Cada vez que una mujer denuncia un abuso, muchas otras lo hacen, es un efecto en cascada. El acto de insumisión de una nunca queda aislado, va recogiendo otras voces, se respaldan unas a otras, se hacen fuertes en el eco, una vibración que se hace estruendo, que es capaz, en la caída de moldear las rocas. Una mujer denuncia un abuso y otras más van a decir lo suyo, afluentes del mismo río corriendo hacia el mar empujando la masa de agua para que se retire y vuelva después como tsunami, golpeando a quienes creyeron que estaban a salvo en la orilla. Así es como viene sucediendo, así nos venimos respaldando, reconociendo, sosteniéndonos, defendiéndonos. Es condición para poder sostener ese limite que implica hablar, ese corte con la secreta complicidad que imponen los agresores con sus víctimas, no estar sola. Lo aprendimos, no queremos ni podemos ser heroínas aisladas, aunque haya voces más potentes que otras, aunque sea una la que dice la primera palabra; es posible sostenerla porque hay otras.
Hay un primer momento de fragilidad: exponer al agresor, hacerlo en primera persona, es como prender sobre una misma un seguidor y quedar desnuda bajo esa luz descarnada que en los teatros alumbra a una única figura. Exponer un abuso es exponerse: sobre el cuerpo de quien pone la palabra para adueñarse otra vez del cuerpo violado empiezan enseguida las conjeturas: Se lo observa, se lo disecciona. Merece que alguien se arriesgue a tocarlo sin permiso o denuncia por resentida? Por qué se victimiza, acaso no podía poner un límite y ya? Es necesario arruinar a un tipo que ni siquiera tuvo la intención? Acaso hay alguien que está exento de cometer errores? Es violento enumerar los interrogantes, pero están ahí en la sospecha y en los descargos de quienes saben que violaron el límite del consentimiento, y que lo violan, justamente, cuando se saben en ventaja, cuando cuentan con que pasarán desapercibidos, con que su palabra es más fuerte que la de aquellas –o aquellos– que podrían acusarlos. Por eso es necesario el eco que pone filtros a la luz blanca de las sospechas, por eso se necesitan compañeras, desconocidas o no, no importa, para poder decir que se fue víctima y que ese lugar no es estanco, no es para siempre, que nombrarlo es cómo empezar a diluirlo, porque actuar es fluir hacia la corriente que puede transformarse en ola. No siempre fue así. No siempre es así. Toneladas de silencio acumuladas detrás de la represa del aislamiento empiezan a filtrarse cuando una voz decide abandonar el lugar de la pura víctima y señala o cuando un hashtag, como una contraseña, invita a abrir grietas para que fluya lo no dicho.

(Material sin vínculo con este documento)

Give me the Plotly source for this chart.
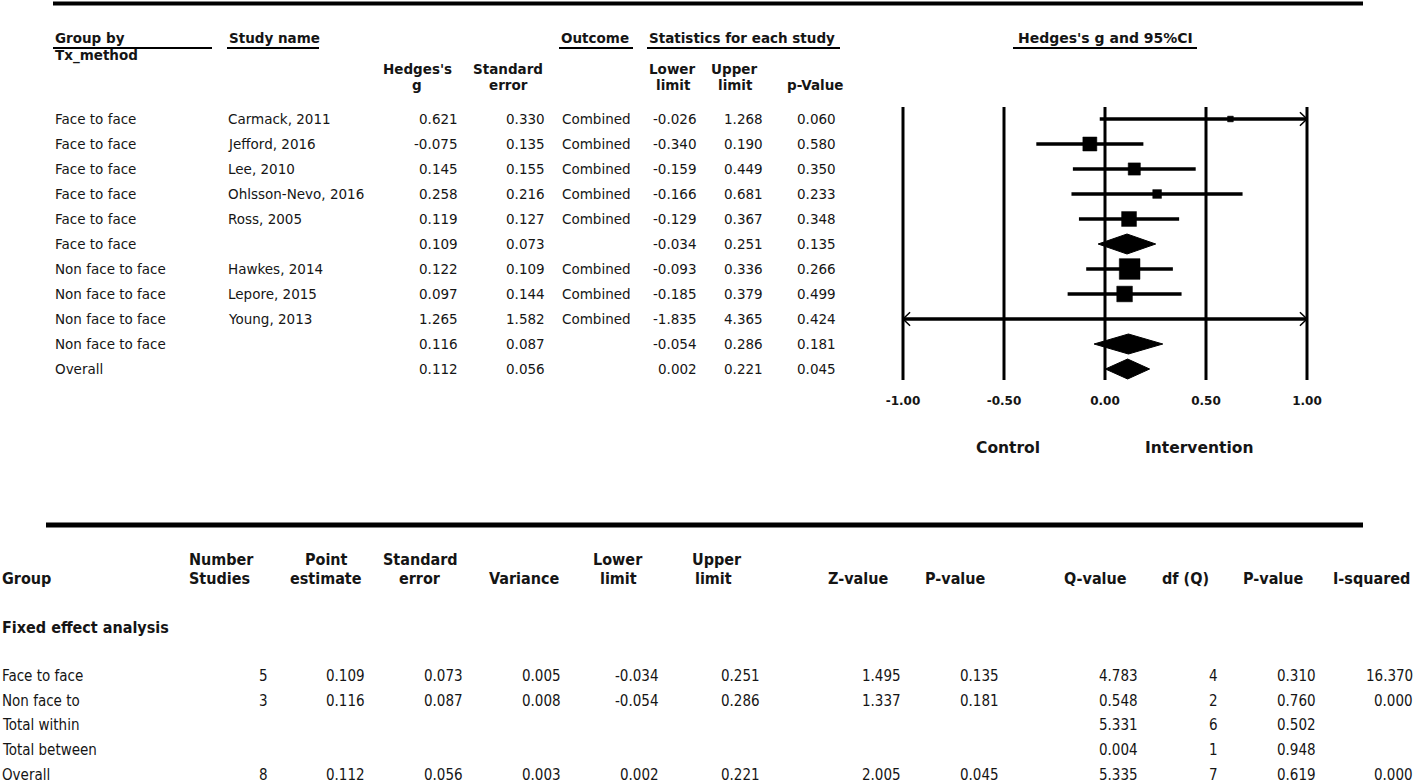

Cada vez que una ola como esas empieza a arrasar, creo que ahora sí, que es momento, que vale la pena. Y después me detengo. Las preguntas vuelven sobre mí, recuerdo el disciplinamiento brutal que me impusieron cuando tomé coraje a solas, cuando me dijeron que no me creían porque no estaba la otra persona para hacer su descargo. #Yotambién, dice el hashtag y su traducción se acomoda a todas las lenguas de la rebeldía, porque necesitamos seguir empujándonos, unas a otras, ya no tanto por la figura de ese a quien se denuncia si no para salir de la vergüenza de creer que algo se hizo para merecer el abuso, para saber que cualquier voz puede confluir en un grito. Yo también, voy a decir, con el temblor de la pregunta por la ocasión, la necesidad, el temblor de poner ese pronombre que vuelve sobre mí la luz blanca del seguidor. Yo también fui violada cuando era una niña por un hombre de mi familia, un tío con el que me seguí encontrando durante muchísimos años en silencio. Y fui abusada después, en la adolescencia, por otro hombre que yo creía mi familia, a quien busqué para saber sobre mi madre desaparecida. Y acá se termina el pacto de silencio aunque sus nombres no sean dichos. Los dos están muertos, yo sigo acusando, aumentando con mi voz la marea, la ola que es tsunami porque es colectiva.